The rules for the selection of a bishop state, inter alia, that the candidate must receive two-thirds of the vote in both houses. Since the second ballot on April 25 to the ninth on June 7, the House of Laity has made it clear that they wish Fr John Rogers, rector of St George’s Parish Church and Rural Dean for St John, to be the next bishop as he has received the required two-thirds at every count.
The House of Clergy appear divided as neither candidate – Rogers nor Dr Jeffrey Gibson, Dean of St Michael’s Cathedral – has received the required two-thirds from that house in any of the nine ballots.
It is notable that in the history of the selection of a bishop, this is the first time that a candidate has received two-thirds from one of the houses when there have been more than one person.

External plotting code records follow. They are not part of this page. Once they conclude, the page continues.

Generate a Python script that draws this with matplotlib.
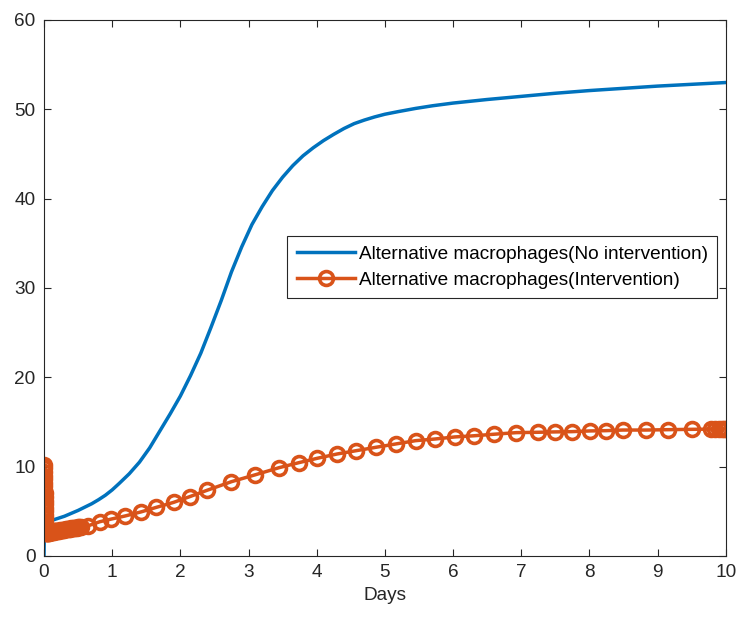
import matplotlib
matplotlib.use("Agg")
import matplotlib.pyplot as plt

plt.rcParams["font.family"] = ["Liberation Sans", "DejaVu Sans"]

# No intervention (blue curve)
t_none = [0, 0.004, 0.01, 0.02, 0.1, 0.3, 0.5, 0.7, 0.8, 0.9, 1.0, 1.1, 1.25,
          1.4, 1.55, 1.7, 1.85, 2.0, 2.15, 2.3, 2.45, 2.6, 2.75, 2.9, 3.05,
          3.2, 3.35, 3.5, 3.65, 3.8, 3.95, 4.1, 4.25, 4.4, 4.55, 4.7, 4.85,
          5.0, 5.2, 5.45, 5.7, 6.0, 6.5, 7.0, 7.5, 8.0, 8.5, 9.0, 9.5, 10.0]
v_none = [0, 2.0, 3.5, 3.8, 3.95, 4.45, 5.1, 5.85, 6.3, 6.8, 7.4, 8.1, 9.2,
          10.5, 12.1, 14.0, 15.9, 17.9, 20.2, 22.7, 25.6, 28.6, 31.8, 34.6,
          37.1, 39.1, 40.9, 42.4, 43.7, 44.8, 45.7, 46.5, 47.2, 47.85, 48.4,
          48.8, 49.15, 49.45, 49.75, 50.1, 50.4, 50.7, 51.1, 51.45, 51.8,
          52.1, 52.35, 52.6, 52.8, 53.0]

# Intervention (orange curve, solver steps)
t_int = [0, 0.001, 0.002, 0.003, 0.004, 0.005, 0.006, 0.007, 0.008, 0.009,
         0.010, 0.011, 0.012, 0.013, 0.014, 0.015, 0.016, 0.018, 0.020,
         0.022, 0.025, 0.028, 0.03, 0.04, 0.05, 0.06, 0.07, 0.08, 0.09, 0.10,
         0.11, 0.12, 0.13, 0.14, 0.15, 0.16, 0.17, 0.18, 0.20, 0.22, 0.24,
         0.26, 0.28, 0.30, 0.32, 0.34, 0.36, 0.38, 0.40, 0.42, 0.44, 0.46,
         0.48, 0.50, 0.52, 0.54, 0.65, 0.82, 0.99, 1.19, 1.43, 1.65, 1.90,
         2.14, 2.39, 2.75, 3.09, 3.45, 3.74, 4.01, 4.30, 4.58, 4.87, 5.16,
         5.45, 5.74, 6.03, 6.31, 6.60, 6.93, 7.25, 7.49, 7.74, 8.01, 8.24,
         8.49, 8.83, 9.15, 9.50, 9.79, 9.85, 9.90, 9.94, 9.97, 10.0]
v_int = [10.2, 9.8, 9.4, 9.0, 8.6, 8.2, 7.8, 7.4, 7.0, 6.6, 6.2, 5.8, 5.4,
         5.0, 4.6, 4.2, 3.85, 3.5, 3.2, 2.95, 2.75, 2.6, 2.55, 2.56, 2.58,
         2.6, 2.61, 2.63, 2.65, 2.66, 2.68, 2.7, 2.71, 2.73, 2.75, 2.76,
         2.78, 2.8, 2.83, 2.85, 2.88, 2.9, 2.93, 2.95, 2.98, 3.0, 3.03, 3.05,
         3.08, 3.1, 3.13, 3.15, 3.18, 3.2, 3.23, 3.25, 3.39, 3.84, 4.14,
         4.48, 4.95, 5.45, 6.0, 6.65, 7.35, 8.32, 9.07, 9.89, 10.45, 10.94,
         11.42, 11.79, 12.17, 12.54, 12.91, 13.1, 13.33, 13.46, 13.63, 13.81,
         13.85, 13.89, 13.92, 14.0, 14.03, 14.1, 14.1, 14.14, 14.18, 14.2,
         14.2, 14.2, 14.22, 14.22, 14.22]

x_ticks = list(range(0, 11))
y_ticks = [0, 10, 20, 30, 40, 50, 60]

fig = plt.figure(figsize=(7.42, 6.25), dpi=100)
ax = fig.add_axes([0.0593, 0.1104, 0.9187, 0.8576])

ax.plot(t_none, v_none, color="#0072BD", lw=2.5,
        label="Alternative macrophages(No intervention)")
ax.plot(t_int, v_int, color="#D95319", lw=2.5, marker="o", markersize=10,
        markerfacecolor="none", markeredgewidth=2.6,
        label="Alternative macrophages(Intervention)")

ax.set_xlim(0, 10)
ax.set_ylim(0, 60)
ax.set_xticks(x_ticks)
ax.set_yticks(y_ticks)
ax.tick_params(direction="in", length=5, width=0.8, top=True, right=True,
               labelsize=13.7, colors="#262626", pad=6)
for s in ax.spines.values():
    s.set_color("#262626")
    s.set_linewidth(0.8)
ax.set_xlabel("Days", fontsize=13.7, color="#262626", labelpad=4)

leg = ax.legend(loc="upper left", bbox_to_anchor=(0.357, 0.597),
                borderaxespad=0, fontsize=13.7, fancybox=False, framealpha=1,
                edgecolor="#262626", handlelength=3.05, handletextpad=0.2,
                borderpad=0.5, labelspacing=0.45, numpoints=1)
leg.get_frame().set_linewidth(0.8)

fig.savefig("out.png", dpi=100)
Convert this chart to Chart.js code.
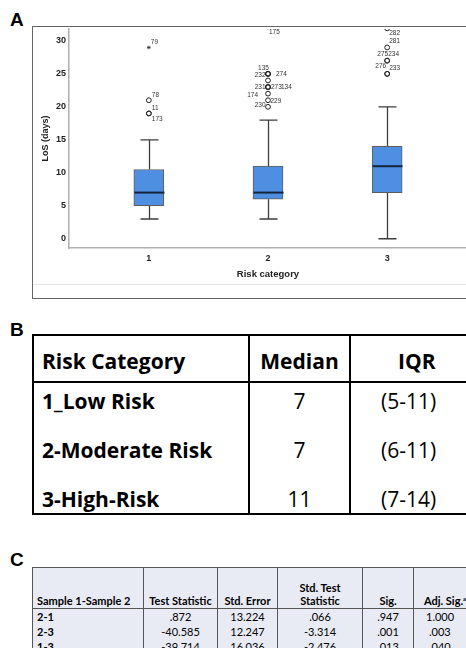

Commentators have suggested that the youthful Rogers should give way because he would have another chance at selection; that the House of Laity, though equal to the House of Clergy, cannot determine the selection of a bishop; and that Gibson, as the senior, should not be superseded by the young rector – as if the election were an office promotion.
There are many unChristian things being said that are just too ugly to be repeated here. We can learn a lot from Mark 13:22 – “For false Christs and false prophets shall arrive and shall show signs and wonders to seduce, if it were possible, even the elect.”
The water under this bridge is similar to the water on the streets of our South Coast. Even if one candidate were to withdraw, it is unlikely that the remaining candidate would be endorsed by both houses.
It has been proposed that the elective Synod refer the matter to the House of Bishops. While this is an embarrassing and disappointing option, I hope that it is seriously considered at the next meeting.
Our church has to heal. How we address the distrust between the laity and the clergy and the deep divisions within the clergy will be our greatest challenge.
The Anglican Church is expected to be a leader in the Barbadian community. With a new Government and little Opposition in Parliament, it has an even more critical role to play as our country navigates the “precipice of peril” in which we find ourselves.